Per terminare, vi riporto alcuni attacchi avvenuti in acque italiane ad opera di squali bianchi.
-Luglio 1926, Varazze (Mar Ligure), attacco mortale ad un bagnante a circa 200 m da riva. (squalo bianco di circa sei metri)
Settembre 1956, Circeo (Mar Tirreno), attacco ad un subacqueo a circa 2.5 km di distanza dalla spiaggia. (squalo bianco di circa quattro metri)
Agosto 1962, Circeo (Mar Tirreno), attacco ad un subacqueo.
(squalo bianco)
Settembre 1962, Circeo (Mar Tirreno), attacco mortale ad un subacqueo con numerosi pesci appesi sulla cintura. (squalo bianco)
Luglio 1963, Riccione (Mare Adriatico), attacco ad un subacqueo durante attività di pesca sub. (squalo bianco di circa quattro metri)
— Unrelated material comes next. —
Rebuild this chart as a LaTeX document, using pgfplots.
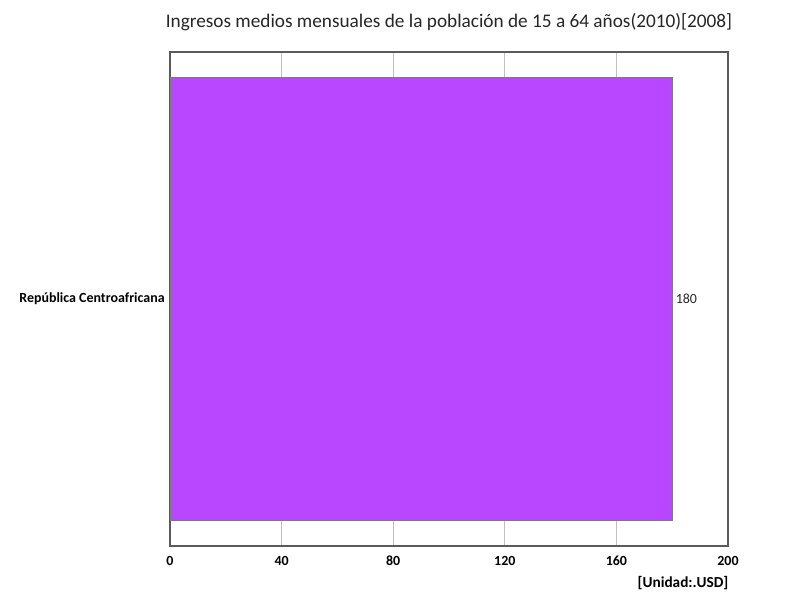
\documentclass[border=0pt]{standalone}
\usepackage{fontspec}
\setmainfont{Carlito}
\usepackage{pgfplots}
\pgfplotsset{compat=1.18}
\definecolor{barfill}{HTML}{B847FF}
\definecolor{baredge}{HTML}{7A7A7A}
\definecolor{frame}{HTML}{5A5A5A}
\definecolor{gridc}{HTML}{C0C0C0}
\begin{document}
\begin{tikzpicture}
\path[use as bounding box] (0,0) rectangle (600bp,450bp);
\begin{axis}[
  at={(127.5bp,40.5bp)}, anchor=south west,
  scale only axis, width=418.5bp, height=370.5bp,
  xbar, xmin=0, xmax=200, ymin=-0.5, ymax=0.5,
  xtick={0,40,80,120,160,200},
  ytick={0}, yticklabels={República Centroafricana},
  xmajorgrids, major grid style={gridc, line width=0.9pt},
  major tick length=0pt,
  axis line style={frame, line width=0.9pt},
  /pgf/number format/assume math mode=true,
  ticklabel style={font=\bfseries\fontsize{10.5}{12}\selectfont, text=black},
  xticklabel style={yshift=-4pt},
  yticklabel style={xshift=-0.5pt},
  bar width=0.897,
  nodes near coords, point meta=explicit symbolic,
  nodes near coords style={anchor=west, font=\fontsize{10.5}{12}\selectfont, text=black!85, xshift=-1pt},
]
\addplot[fill=barfill, draw=baredge, line width=0.7pt] coordinates {(180,0) [180]};
\end{axis}
\node[font=\fontsize{14.5}{16}\selectfont, text=black!85] at (336.75bp,433.5bp) {Ingresos medios mensuales de la población de 15 a 64 años(2010)[2008]};
\node[anchor=east, font=\bfseries\fontsize{11.5}{13}\selectfont, inner xsep=0pt] at (546.5bp,12.75bp) {[Unidad:.USD]};
\end{tikzpicture}
\end{document}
Settembre 1978, Capo d’Anzio (Mar Tirreno), attacco ad un subacqueo.
(squalo bianco di circa cinque metri)
Giugno 1983, Riomaggiore (Mar Ligure), tentativo di attacco ad un subacqueo.
(squalo bianco di circa tre metri)
Luglio 1986, Punta Secca (Sicilia), attacco ad una bagnante a circa 300 m dalla riva. (squalo bianco di circa tre metri)
Febbraio 1989, Golfo di Baratti (Mar Tirreno), attacco mortale ad un subacqueo.
(squalo bianco di circa sei metri)
Giugno 1989, Marina di Carrara (Mar Tirreno), attacco ad un surfista disteso sulla tavola. (squalo di circa tre metri)
Luglio 1991, Portofino (Mar Ligure), attacco al kayak di una bagnante a circa 20 m dalla riva. (squalo bianco di circa tre metri)

Ricordate che gli squali attaccano per “assaggiare”, ovvero per vedere se hanno trovato qualcosa di commestibile, ma la carne umana non è tra le sue preferite.